→ Raw data:
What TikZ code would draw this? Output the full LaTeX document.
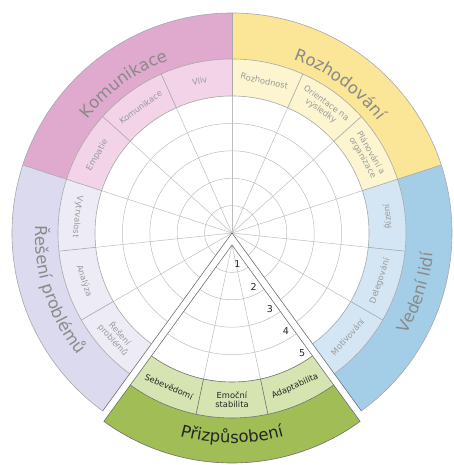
\documentclass[tikz,border=0pt]{standalone}
\usepackage{fontspec}
\setmainfont{DejaVu Sans}
\usetikzlibrary{decorations.text}
\definecolor{pinkD}{HTML}{E0A9CE}
\definecolor{pinkL}{HTML}{F2D3E8}
\definecolor{yelD}{HTML}{FAE696}
\definecolor{yelL}{HTML}{FCF5D0}
\definecolor{bluD}{HTML}{A4CEE8}
\definecolor{bluL}{HTML}{D4E6F4}
\definecolor{lavD}{HTML}{DCDAEE}
\definecolor{lavL}{HTML}{EDECF6}
\definecolor{grnD}{HTML}{A0BE55}
\definecolor{grnL}{HTML}{D5E4B0}
\definecolor{catgray}{HTML}{8A8A8A}
\definecolor{subgray}{HTML}{9A9A9A}
\definecolor{gridc}{HTML}{BDBDBD}
\definecolor{bandc}{HTML}{A8A8A8}
\definecolor{edgec}{HTML}{707070}
\newcommand{\catfont}{\fontsize{16.5}{16.5}\selectfont}
\tikzset{
  gridline/.style={draw=gridc, line width=0.5pt},
  bandline/.style={draw=bandc, line width=0.6pt},
  edgeline/.style={draw=edgec, line width=0.6pt},
  sublab/.style={font=\fontsize{8.3}{9.3}\selectfont, text=subgray, align=center, inner sep=0pt},
  wsublab/.style={font=\fontsize{8.3}{9.3}\selectfont, text=black!85, align=center, inner sep=0pt},
  numlab/.style={font=\fontsize{9.5}{10}\selectfont, text=black!85, inner sep=0pt}
}
\begin{document}
\begin{tikzpicture}
\useasboundingbox (-232pt,-232pt) rectangle (221pt,233pt);
% ---------- main wheel fills
\foreach \a/\b/\cd/\cl in {90/162/pinkD/pinkL, 18/90/yelD/yelL, -54/18/bluD/bluL, 162/234/lavD/lavL} {
  \fill[\cd] (\a:174pt) arc[start angle=\a, end angle=\b, radius=174pt] -- (\b:220pt) arc[start angle=\b, end angle=\a, radius=220pt] -- cycle;
  \fill[\cl] (\a:137pt) arc[start angle=\a, end angle=\b, radius=137pt] -- (\b:174pt) arc[start angle=\b, end angle=\a, radius=174pt] -- cycle;
}
% ---------- grid
\foreach \r in {27.4,54.8,82.2,109.6}
  \draw[gridline] (-54:\r pt) arc[start angle=-54, end angle=234, radius=\r pt];
\foreach \a in {-30,-6,...,210}
  \draw[gridline] (0,0) -- (\a:137pt);
% ---------- band lines
\foreach \a in {-30,-6,...,210}
  \draw[bandline] (\a:137pt) -- (\a:174pt);
\foreach \a in {18,90,162}
  \draw[bandline] (\a:174pt) -- (\a:220pt);
\foreach \r in {137,174,220}
  \draw[bandline] (-54:\r pt) arc[start angle=-54, end angle=234, radius=\r pt];
\draw[edgeline] (234:220pt) -- (0,0) -- (306:220pt);
% ---------- category labels
\path[decorate, decoration={text along path, text={|\catfont|Komunikace}, text align=center, text color=catgray}]
  (162:184pt) arc[start angle=162, end angle=90, radius=184pt];
\path[decorate, decoration={text along path, text={|\catfont|Rozhodování}, text align=center, text color=catgray}]
  (90:184pt) arc[start angle=90, end angle=18, radius=184pt];
\path[decorate, decoration={text along path, text={|\catfont|Vedení lidí}, text align=center, text color=catgray}]
  (-54:202pt) arc[start angle=-54, end angle=18, radius=202pt];
\path[decorate, decoration={text along path, text={|\catfont|Řešení problémů}, text align=center, text color=catgray}]
  (162:197pt) arc[start angle=162, end angle=234, radius=197pt];
% ---------- sub labels
\node[sublab, rotate=12]  (vliv) at (102:155.5pt) {Vliv};
\node[sublab, rotate=36]  (komu) at (126:155.5pt) {Komunikace};
\node[sublab, rotate=60]  (empa) at (150:155.5pt) {Empatie};
\node[sublab, rotate=-12] (rozh) at (78:155.5pt) {Rozhodnost};
\node[sublab, rotate=-36] (orie) at (54:155.5pt) {Orientace na\\výsledky};
\node[sublab, rotate=-60] (plan) at (30:155.5pt) {Plánování a\\organizace};
\node[sublab, rotate=96]  (rize) at (6:155.5pt) {Řízení};
\node[sublab, rotate=72]  (dele) at (-18:155.5pt) {Delegování};
\node[sublab, rotate=48]  (moti) at (-42:155.5pt) {Motivování};
\node[sublab, rotate=264] (vytr) at (174:155.5pt) {Vytrvalost};
\node[sublab, rotate=288] (anal) at (198:155.5pt) {Analýza};
\node[sublab, rotate=312] (rese) at (222:155.5pt) {Řešení\\problémů};
% ---------- exploded wedge
\begin{scope}[shift={(0,-12pt)}]
  \fill[grnD] (234:173pt) arc[start angle=234, end angle=306, radius=173pt] -- (306:218pt) arc[start angle=306, end angle=234, radius=218pt] -- cycle;
  \fill[grnL] (234:137pt) arc[start angle=234, end angle=306, radius=137pt] -- (306:173pt) arc[start angle=306, end angle=234, radius=173pt] -- cycle;
  \foreach \r in {27.4,54.8,82.2,109.6}
    \draw[gridline] (234:\r pt) arc[start angle=234, end angle=306, radius=\r pt];
  \foreach \a in {258,282}
    \draw[gridline] (0,0) -- (\a:137pt);
  \foreach \a in {258,282}
    \draw[edgeline] (\a:137pt) -- (\a:173pt);
  \foreach \r in {137,173,218}
    \draw[edgeline] (234:\r pt) arc[start angle=234, end angle=306, radius=\r pt];
  \draw[edgeline] (234:218pt) -- (0,0) -- (306:218pt);
  \foreach \n/\d in {1/19,2/46.5,3/74,4/101.5,5/129}
    \node[numlab, shift={(216:7pt)}] (n\n) at (306:\d pt) {\n};
  \node[wsublab, rotate=-24] (sebe) at (246:155pt) {Sebevědomí};
  \node[wsublab] (emoc) at (270:155pt) {Emoční\\stabilita};
  \node[wsublab, rotate=24] (adap) at (294:155pt) {Adaptabilita};
  \path[decorate, decoration={text along path, text={|\catfont|Přizpůsobení}, text align=center, text color=black!85}]
    (234:198pt) arc[start angle=234, end angle=306, radius=198pt];
\end{scope}
\end{tikzpicture}
\end{document}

→ Task:
Return to the listing above and set it down exactly, leaving out its pictures.

→ Response for this exercise:
What TikZ code would draw this? Output the full LaTeX document.
\documentclass[tikz,border=0pt]{standalone}
\usepackage{fontspec}
\setmainfont{DejaVu Sans}
\usetikzlibrary{decorations.text}
\definecolor{pinkD}{HTML}{E0A9CE}
\definecolor{pinkL}{HTML}{F2D3E8}
\definecolor{yelD}{HTML}{FAE696}
\definecolor{yelL}{HTML}{FCF5D0}
\definecolor{bluD}{HTML}{A4CEE8}
\definecolor{bluL}{HTML}{D4E6F4}
\definecolor{lavD}{HTML}{DCDAEE}
\definecolor{lavL}{HTML}{EDECF6}
\definecolor{grnD}{HTML}{A0BE55}
\definecolor{grnL}{HTML}{D5E4B0}
\definecolor{catgray}{HTML}{8A8A8A}
\definecolor{subgray}{HTML}{9A9A9A}
\definecolor{gridc}{HTML}{BDBDBD}
\definecolor{bandc}{HTML}{A8A8A8}
\definecolor{edgec}{HTML}{707070}
\newcommand{\catfont}{\fontsize{16.5}{16.5}\selectfont}
\tikzset{
  gridline/.style={draw=gridc, line width=0.5pt},
  bandline/.style={draw=bandc, line width=0.6pt},
  edgeline/.style={draw=edgec, line width=0.6pt},
  sublab/.style={font=\fontsize{8.3}{9.3}\selectfont, text=subgray, align=center, inner sep=0pt},
  wsublab/.style={font=\fontsize{8.3}{9.3}\selectfont, text=black!85, align=center, inner sep=0pt},
  numlab/.style={font=\fontsize{9.5}{10}\selectfont, text=black!85, inner sep=0pt}
}
\begin{document}
\begin{tikzpicture}
\useasboundingbox (-232pt,-232pt) rectangle (221pt,233pt);
% ---------- main wheel fills
\foreach \a/\b/\cd/\cl in {90/162/pinkD/pinkL, 18/90/yelD/yelL, -54/18/bluD/bluL, 162/234/lavD/lavL} {
  \fill[\cd] (\a:174pt) arc[start angle=\a, end angle=\b, radius=174pt] -- (\b:220pt) arc[start angle=\b, end angle=\a, radius=220pt] -- cycle;
  \fill[\cl] (\a:137pt) arc[start angle=\a, end angle=\b, radius=137pt] -- (\b:174pt) arc[start angle=\b, end angle=\a, radius=174pt] -- cycle;
}
% ---------- grid
\foreach \r in {27.4,54.8,82.2,109.6}
  \draw[gridline] (-54:\r pt) arc[start angle=-54, end angle=234, radius=\r pt];
\foreach \a in {-30,-6,...,210}
  \draw[gridline] (0,0) -- (\a:137pt);
% ---------- band lines
\foreach \a in {-30,-6,...,210}
  \draw[bandline] (\a:137pt) -- (\a:174pt);
\foreach \a in {18,90,162}
  \draw[bandline] (\a:174pt) -- (\a:220pt);
\foreach \r in {137,174,220}
  \draw[bandline] (-54:\r pt) arc[start angle=-54, end angle=234, radius=\r pt];
\draw[edgeline] (234:220pt) -- (0,0) -- (306:220pt);
% ---------- category labels
\path[decorate, decoration={text along path, text={|\catfont|Komunikace}, text align=center, text color=catgray}]
  (162:184pt) arc[start angle=162, end angle=90, radius=184pt];
\path[decorate, decoration={text along path, text={|\catfont|Rozhodování}, text align=center, text color=catgray}]
  (90:184pt) arc[start angle=90, end angle=18, radius=184pt];
\path[decorate, decoration={text along path, text={|\catfont|Vedení lidí}, text align=center, text color=catgray}]
  (-54:202pt) arc[start angle=-54, end angle=18, radius=202pt];
\path[decorate, decoration={text along path, text={|\catfont|Řešení problémů}, text align=center, text color=catgray}]
  (162:197pt) arc[start angle=162, end angle=234, radius=197pt];
% ---------- sub labels
\node[sublab, rotate=12]  (vliv) at (102:155.5pt) {Vliv};
\node[sublab, rotate=36]  (komu) at (126:155.5pt) {Komunikace};
\node[sublab, rotate=60]  (empa) at (150:155.5pt) {Empatie};
\node[sublab, rotate=-12] (rozh) at (78:155.5pt) {Rozhodnost};
\node[sublab, rotate=-36] (orie) at (54:155.5pt) {Orientace na\\výsledky};
\node[sublab, rotate=-60] (plan) at (30:155.5pt) {Plánování a\\organizace};
\node[sublab, rotate=96]  (rize) at (6:155.5pt) {Řízení};
\node[sublab, rotate=72]  (dele) at (-18:155.5pt) {Delegování};
\node[sublab, rotate=48]  (moti) at (-42:155.5pt) {Motivování};
\node[sublab, rotate=264] (vytr) at (174:155.5pt) {Vytrvalost};
\node[sublab, rotate=288] (anal) at (198:155.5pt) {Analýza};
\node[sublab, rotate=312] (rese) at (222:155.5pt) {Řešení\\problémů};
% ---------- exploded wedge
\begin{scope}[shift={(0,-12pt)}]
  \fill[grnD] (234:173pt) arc[start angle=234, end angle=306, radius=173pt] -- (306:218pt) arc[start angle=306, end angle=234, radius=218pt] -- cycle;
  \fill[grnL] (234:137pt) arc[start angle=234, end angle=306, radius=137pt] -- (306:173pt) arc[start angle=306, end angle=234, radius=173pt] -- cycle;
  \foreach \r in {27.4,54.8,82.2,109.6}
    \draw[gridline] (234:\r pt) arc[start angle=234, end angle=306, radius=\r pt];
  \foreach \a in {258,282}
    \draw[gridline] (0,0) -- (\a:137pt);
  \foreach \a in {258,282}
    \draw[edgeline] (\a:137pt) -- (\a:173pt);
  \foreach \r in {137,173,218}
    \draw[edgeline] (234:\r pt) arc[start angle=234, end angle=306, radius=\r pt];
  \draw[edgeline] (234:218pt) -- (0,0) -- (306:218pt);
  \foreach \n/\d in {1/19,2/46.5,3/74,4/101.5,5/129}
    \node[numlab, shift={(216:7pt)}] (n\n) at (306:\d pt) {\n};
  \node[wsublab, rotate=-24] (sebe) at (246:155pt) {Sebevědomí};
  \node[wsublab] (emoc) at (270:155pt) {Emoční\\stabilita};
  \node[wsublab, rotate=24] (adap) at (294:155pt) {Adaptabilita};
  \path[decorate, decoration={text along path, text={|\catfont|Přizpůsobení}, text align=center, text color=black!85}]
    (234:198pt) arc[start angle=234, end angle=306, radius=198pt];
\end{scope}
\end{tikzpicture}
\end{document}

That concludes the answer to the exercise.